Not quite sure how to work around this for a single connection, somehow reduce the latency maybe.
Apparently ftp has a segmented download option that allows you to download multiple segments in parallel.
(Needs support at both ends)
You are right. I launched 3 FTP sessions on WireGuard and managed to reach 80MB/s. But when I launched 3xSMB transfers they were all total 35MB/s so they were split 10-12MB/s each.
Both are GPONs and each one has ONT + LAN to 2.5GbE port of Mikrotik RB5009.
I was trying with those Clamp-to-PMTU too with no difference at all, but will test those settings you provided.

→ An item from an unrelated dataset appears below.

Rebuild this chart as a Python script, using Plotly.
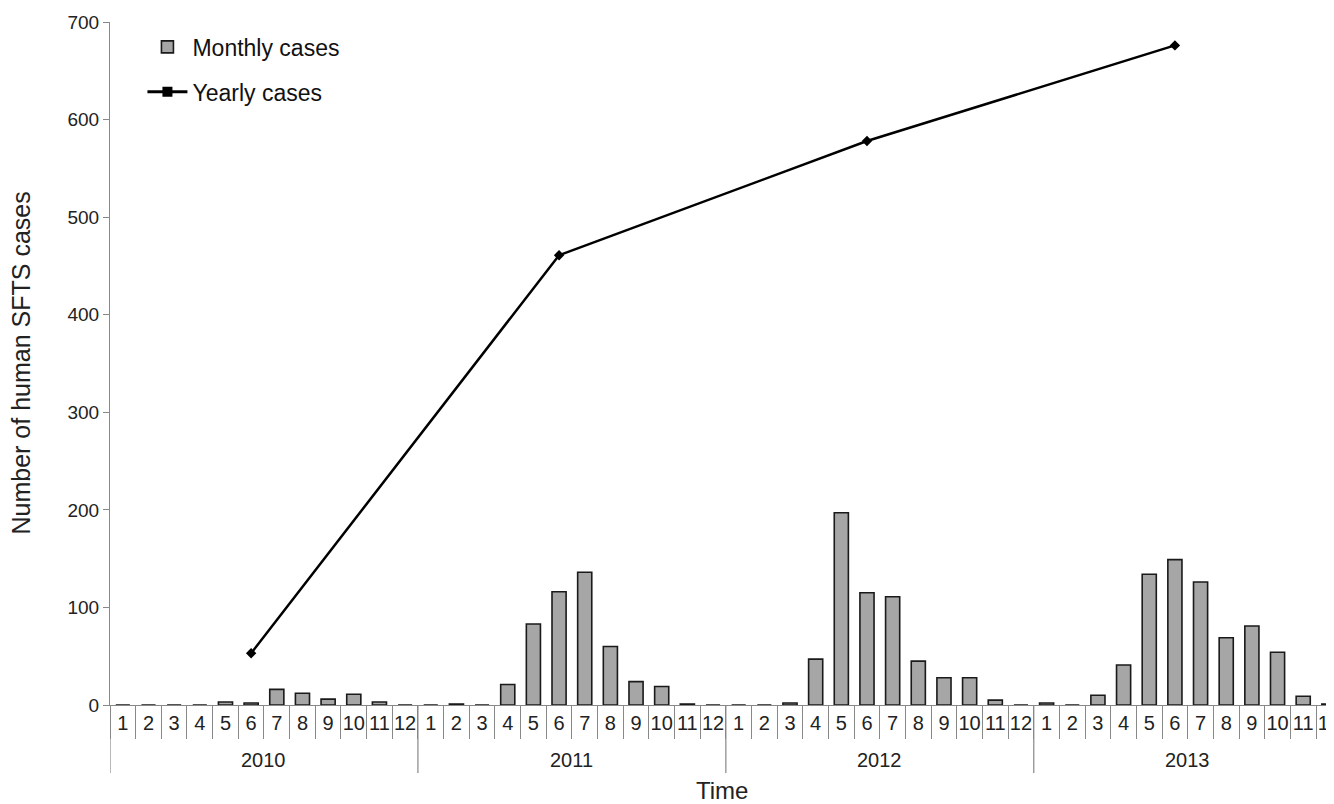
import plotly.graph_objects as go

years = ["2010", "2011", "2012", "2013"]
months = [str(m) for m in range(1, 13)]
monthly_cases = [
    0, 0, 0, 0, 3, 2, 16, 12, 6, 11, 3, 0,
    0, 1, 0, 21, 83, 116, 136, 60, 24, 19, 1, 0,
    0, 0, 2, 47, 197, 115, 111, 45, 28, 28, 5, 0,
    2, 0, 10, 41, 134, 149, 126, 69, 81, 54, 9, 1,
]
yearly_month_index = [5, 17, 29, 41]  # June of each year
yearly_cases = [53, 461, 578, 676]

n = len(years) * len(months)
xs = list(range(n))
ticktext = months * len(years)

FONT = "Liberation Sans, Arial, sans-serif"
W, H = 1326, 796
L, R, T, B = 102, 0, 14, 99
PW, PH = W - L - R, H - T - B

fig = go.Figure()
fig.add_trace(go.Bar(
    x=xs, y=monthly_cases, name="Monthly cases", showlegend=False,
    marker=dict(color="#a6a6a6", line=dict(color="#1a1a1a", width=1.6)),
    width=0.55,
))
fig.add_trace(go.Scatter(
    x=yearly_month_index, y=yearly_cases, mode="lines+markers", showlegend=False,
    line=dict(color="black", width=2.5),
    marker=dict(symbol="diamond", size=8, color="black"),
))
# legend entries
fig.add_trace(go.Bar(x=[None], y=[None], name="Monthly cases", legendgroup="a",
                     marker=dict(color="#a6a6a6", line=dict(color="#1a1a1a", width=1.6))))
fig.add_trace(go.Scatter(x=[None], y=[None], name="Yearly cases", mode="lines+markers",
                         legendgroup="b",
                         line=dict(color="black", width=3),
                         marker=dict(symbol="square", size=10, color="black")))

shapes = []
for i in range(len(years) + 1):
    xb = i * len(months) - 0.5
    shapes.append(dict(type="line", xref="x", yref="paper", x0=xb, x1=xb,
                       y0=0, y1=-68 / PH, line=dict(color="#888888", width=1.2)))
annotations = []
for i, yr in enumerate(years):
    annotations.append(dict(x=i * len(months) + 5.5, y=-55 / PH, xref="x", yref="paper",
                            text=yr, showarrow=False, yanchor="middle",
                            font=dict(size=20, color="#222", family=FONT)))
annotations.append(dict(x=0.5, y=-85 / PH, xref="paper", yref="paper", text="Time",
                        showarrow=False, yanchor="middle",
                        font=dict(size=24, color="#222", family=FONT)))
annotations.append(dict(x=-90 / PW, y=0.5, xref="paper", yref="paper",
                        text="Number of human SFTS cases",
                        showarrow=False, textangle=-90, xanchor="center", yanchor="middle",
                        font=dict(size=25, color="#222", family=FONT)))

fig.update_layout(
    width=W, height=H,
    margin=dict(l=L, r=R, t=T, b=B, autoexpand=False),
    paper_bgcolor="white", plot_bgcolor="white",
    font=dict(family=FONT, size=19, color="#222"),
    barmode="overlay",
    showlegend=True,
    legend=dict(x=0.0265, y=0.995, xanchor="left", yanchor="top", bgcolor="rgba(0,0,0,0)",
                font=dict(size=23, family=FONT, color="#111"), traceorder="grouped",
                tracegroupgap=12, itemwidth=40),
    xaxis=dict(
        range=[-0.5, 47.2], tickvals=xs, ticktext=ticktext, ticks="", showgrid=False,
        showline=True, linecolor="#888888", linewidth=1.2, zeroline=False, automargin=False,
        tickfont=dict(size=20, color="#222"), ticklabeloverflow="allow",
        minor=dict(tickvals=[i - 0.5 for i in range(n + 1)], ticks="outside", ticklen=33,
                   tickcolor="#888888", tickwidth=1.2, showgrid=False),
    ),
    yaxis=dict(
        range=[0, 700], tickvals=[0, 100, 200, 300, 400, 500, 600, 700], showgrid=False,
        showline=True, linecolor="#888888", linewidth=1.2, ticks="outside", ticklen=6,
        automargin=False,
        tickcolor="#888888", zeroline=False, tickfont=dict(size=19, color="#222"),
    ),
    shapes=shapes, annotations=annotations,
)
fig.write_html("out.html")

EDIT1 : Tested with clamp-to-PMTU and those 1380, 1381-65535 & 1372, 1373-65535 → zero difference.
If you haven’t tried it, try copying using robocopy with /MT flag, (is this different to what you have already tried with SMB?)
If you are running large frame sizes 4k+ in both networks, perhaps you could make the MTU on wireguard this large size + 80 or so for the wireguard overhead, with an appropriate MSS. They will get fragmented over the wan link, but this processing might be fairly efficient with big frame sizes.
I don’t like this option much, but anyway:
Perhaps some sort of IPSEC (IKEv2) link instead of wireguard. Its encryption will be done in hardware. And its processing is mostly inline rather than being an endpoint and sort of going through each router twice.